The Coming of the Saxon

The fifth-century events mentioned by Nennius in Passage 66 (trans. John Morris, British History and The Welsh Annals) are taken as being accurate. Many have argued that its elaborate dating is glossed in or false. In either case, it points to an alternative dating for the reign of Vortigern than what is offered by Bede (trans. Judith McClure and Roger Collins, Bede – The Ecclesiastical History of the English People – The Greater Chronicle – Bede’s Letter to Egbert). Through the removal of Aëtius time-stamping in Gildas, the sources fall in sync. Passages 43 to 46 by Nennius and sections [vi.13], [vi.14], [vi.15] and [vi.16] by Geoffrey of Monmouth in The History of the King of Britain fill out this fifth-century time line. Bishop Germanus’ visit in 429 forms the keystone in synchronizing the three sources.

Both Nennius and Geoffrey tell of four battles that Vortimer waged against the Saxons. Geoffrey elaborates on other events in section [vi.14]. Soon after the fourth victory, Vortimer restored the churches as Bishop Germanus requested.
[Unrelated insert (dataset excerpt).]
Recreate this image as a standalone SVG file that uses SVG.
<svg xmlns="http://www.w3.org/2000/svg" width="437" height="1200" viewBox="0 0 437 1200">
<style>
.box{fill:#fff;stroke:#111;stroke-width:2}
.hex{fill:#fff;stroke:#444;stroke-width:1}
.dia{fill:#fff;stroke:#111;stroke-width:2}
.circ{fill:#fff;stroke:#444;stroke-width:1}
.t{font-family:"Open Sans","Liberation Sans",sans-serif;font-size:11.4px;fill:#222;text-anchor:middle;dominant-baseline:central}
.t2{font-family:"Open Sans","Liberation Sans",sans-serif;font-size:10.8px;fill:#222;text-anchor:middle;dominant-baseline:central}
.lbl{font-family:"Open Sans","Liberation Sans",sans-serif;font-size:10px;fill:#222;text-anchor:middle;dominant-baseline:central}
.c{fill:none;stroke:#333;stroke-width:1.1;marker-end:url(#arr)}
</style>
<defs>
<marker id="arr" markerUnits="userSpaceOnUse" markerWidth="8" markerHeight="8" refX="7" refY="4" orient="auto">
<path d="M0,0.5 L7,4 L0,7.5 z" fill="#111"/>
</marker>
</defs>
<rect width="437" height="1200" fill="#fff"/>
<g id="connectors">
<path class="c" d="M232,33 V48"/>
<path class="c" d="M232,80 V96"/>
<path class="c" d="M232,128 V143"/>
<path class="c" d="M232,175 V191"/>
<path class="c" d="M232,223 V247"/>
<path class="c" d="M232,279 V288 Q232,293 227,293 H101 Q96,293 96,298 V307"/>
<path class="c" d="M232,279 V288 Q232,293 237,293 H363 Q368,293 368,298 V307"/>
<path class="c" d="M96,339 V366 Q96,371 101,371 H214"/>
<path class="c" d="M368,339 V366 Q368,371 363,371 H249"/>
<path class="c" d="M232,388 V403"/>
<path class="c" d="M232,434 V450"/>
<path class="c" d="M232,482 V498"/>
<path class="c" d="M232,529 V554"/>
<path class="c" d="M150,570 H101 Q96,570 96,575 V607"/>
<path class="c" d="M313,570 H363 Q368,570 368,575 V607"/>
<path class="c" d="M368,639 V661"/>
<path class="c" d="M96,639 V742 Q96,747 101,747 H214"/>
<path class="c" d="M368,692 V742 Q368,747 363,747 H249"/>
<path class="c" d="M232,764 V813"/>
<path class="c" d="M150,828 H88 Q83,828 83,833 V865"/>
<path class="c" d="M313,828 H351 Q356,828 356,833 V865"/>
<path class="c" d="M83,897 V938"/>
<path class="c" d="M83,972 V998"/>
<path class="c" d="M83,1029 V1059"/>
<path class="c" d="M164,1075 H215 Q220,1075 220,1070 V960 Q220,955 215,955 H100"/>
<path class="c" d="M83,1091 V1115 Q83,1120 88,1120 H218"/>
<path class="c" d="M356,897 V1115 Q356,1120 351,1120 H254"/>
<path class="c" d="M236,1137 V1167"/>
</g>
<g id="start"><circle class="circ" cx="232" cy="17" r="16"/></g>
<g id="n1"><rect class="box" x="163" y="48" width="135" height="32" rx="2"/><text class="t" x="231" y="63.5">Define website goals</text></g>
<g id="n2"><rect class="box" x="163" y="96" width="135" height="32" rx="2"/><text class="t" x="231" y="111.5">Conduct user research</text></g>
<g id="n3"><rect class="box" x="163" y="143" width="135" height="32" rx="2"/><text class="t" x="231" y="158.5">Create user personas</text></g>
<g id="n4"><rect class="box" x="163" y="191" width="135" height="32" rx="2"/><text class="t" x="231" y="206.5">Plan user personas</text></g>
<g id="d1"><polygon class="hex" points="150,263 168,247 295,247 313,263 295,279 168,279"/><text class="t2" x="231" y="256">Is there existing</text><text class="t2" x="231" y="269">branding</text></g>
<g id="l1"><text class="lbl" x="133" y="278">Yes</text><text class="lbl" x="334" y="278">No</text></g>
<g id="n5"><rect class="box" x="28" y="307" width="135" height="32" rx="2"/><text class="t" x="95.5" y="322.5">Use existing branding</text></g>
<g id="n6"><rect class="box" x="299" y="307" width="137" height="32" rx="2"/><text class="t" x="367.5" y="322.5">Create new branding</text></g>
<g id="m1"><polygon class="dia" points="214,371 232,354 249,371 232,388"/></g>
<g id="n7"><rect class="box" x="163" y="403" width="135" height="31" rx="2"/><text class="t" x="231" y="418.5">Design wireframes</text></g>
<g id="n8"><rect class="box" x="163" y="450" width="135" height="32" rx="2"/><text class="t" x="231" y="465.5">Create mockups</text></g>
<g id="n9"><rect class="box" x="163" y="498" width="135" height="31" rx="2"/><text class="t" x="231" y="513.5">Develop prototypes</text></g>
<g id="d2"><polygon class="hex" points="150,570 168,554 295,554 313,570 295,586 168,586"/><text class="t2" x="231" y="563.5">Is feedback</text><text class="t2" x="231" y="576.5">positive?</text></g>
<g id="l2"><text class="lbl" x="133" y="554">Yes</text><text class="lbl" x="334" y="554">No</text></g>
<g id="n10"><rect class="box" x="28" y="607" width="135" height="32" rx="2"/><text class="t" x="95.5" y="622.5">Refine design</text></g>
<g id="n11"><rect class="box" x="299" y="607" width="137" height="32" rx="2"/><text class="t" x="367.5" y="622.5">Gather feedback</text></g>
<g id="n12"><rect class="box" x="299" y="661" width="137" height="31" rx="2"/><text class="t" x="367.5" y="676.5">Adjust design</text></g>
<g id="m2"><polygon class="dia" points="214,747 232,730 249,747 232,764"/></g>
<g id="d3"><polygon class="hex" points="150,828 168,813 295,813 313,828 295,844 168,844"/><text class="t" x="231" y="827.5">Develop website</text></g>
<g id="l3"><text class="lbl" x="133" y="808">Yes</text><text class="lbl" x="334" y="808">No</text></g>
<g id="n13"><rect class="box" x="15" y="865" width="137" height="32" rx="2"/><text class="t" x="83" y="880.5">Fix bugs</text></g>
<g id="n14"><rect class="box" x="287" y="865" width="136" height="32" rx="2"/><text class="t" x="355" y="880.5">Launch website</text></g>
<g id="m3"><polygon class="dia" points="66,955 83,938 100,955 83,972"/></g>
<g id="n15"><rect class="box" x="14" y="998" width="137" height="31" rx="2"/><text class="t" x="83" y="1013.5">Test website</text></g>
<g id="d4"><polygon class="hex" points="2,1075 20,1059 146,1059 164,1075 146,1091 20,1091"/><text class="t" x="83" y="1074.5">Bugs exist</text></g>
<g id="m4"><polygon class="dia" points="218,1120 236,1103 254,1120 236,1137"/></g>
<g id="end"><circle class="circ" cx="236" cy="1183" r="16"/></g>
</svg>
This gives the impression that Bishop Germanus was still in Britain after the four battles. Due to the timing and their general descriptions, it seems possible that the battle Bishop Germanus had against the Saxons and the Picts on Easter Sunday [April 8th] was one of the four battles Vortimer had against the Saxons.
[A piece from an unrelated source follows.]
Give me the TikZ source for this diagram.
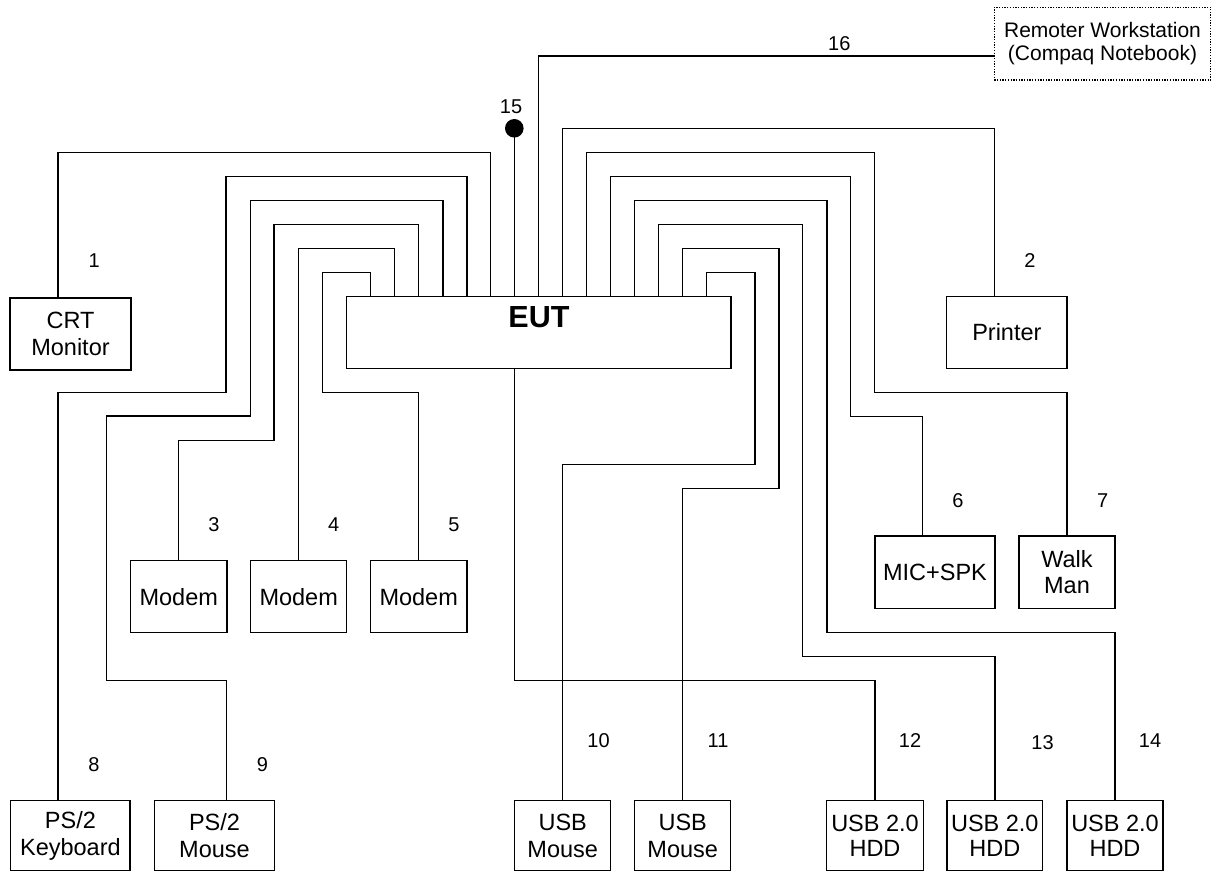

In comparing the details described in sections XVII and XVIII of the Life of St. Germanus, Bishop of Auxerre (trans. F. R. Hoare, The Western Fathers) to the ones listed in Nennius’ passage 44, it seems that the Alleluia victory would have been the battle on the river Darenth or at the ford called Episford. This conjecture comes from the following line by Constantius of Lyons. Many [the enemy – Saxons and Picts] threw themselves into the river which they had just crossed at their ease, and were drowned in it. Other information used to form this conjecture was gathered from Peter Clayton’s A Companion to Roman Britain. He tells of the Lullingstone villa that sat on the Darent River not far from the village called Eynsford. The villa burned down early in the fifth century. Though lacking definitive archeological evidence and not suggested by Clayton, the villa’s fiery end could be attributed to Saxon rage.

According to Geoffrey of Monmouth, Vortimer laid siege to Thanet in his fourth and final battle against the Saxons. During a parley between the opposing sides, the Saxons sailed off to Germany in their longships. Vortimer was poisoned shortly after ordering the churches to be restored in section [vi.14].

John Haywood cites in his book, Dark Age Naval Power: (with a small professional sailing crew) In fair weather, each voyage across the North Sea would have been measured in days rather than weeks and the risks would have been slight. In terms of traveling time the 300-mile voyage between Jutland and the Thames estuary would have been no longer than a 60 mile-long journey overland.

The Saxons returned. During a meeting set up by Vortigern, Hengist and his men massacred many British nobles on the first of May, the date agreed upon in section [vi.15] and described in section [vi.16] of The History of the Kings of Britain.

It seems possible that one of the four battles of Vortimer, his death and the British massacre occurred in a rapid succession between Easter Sunday [April 8th] and May 1, 429.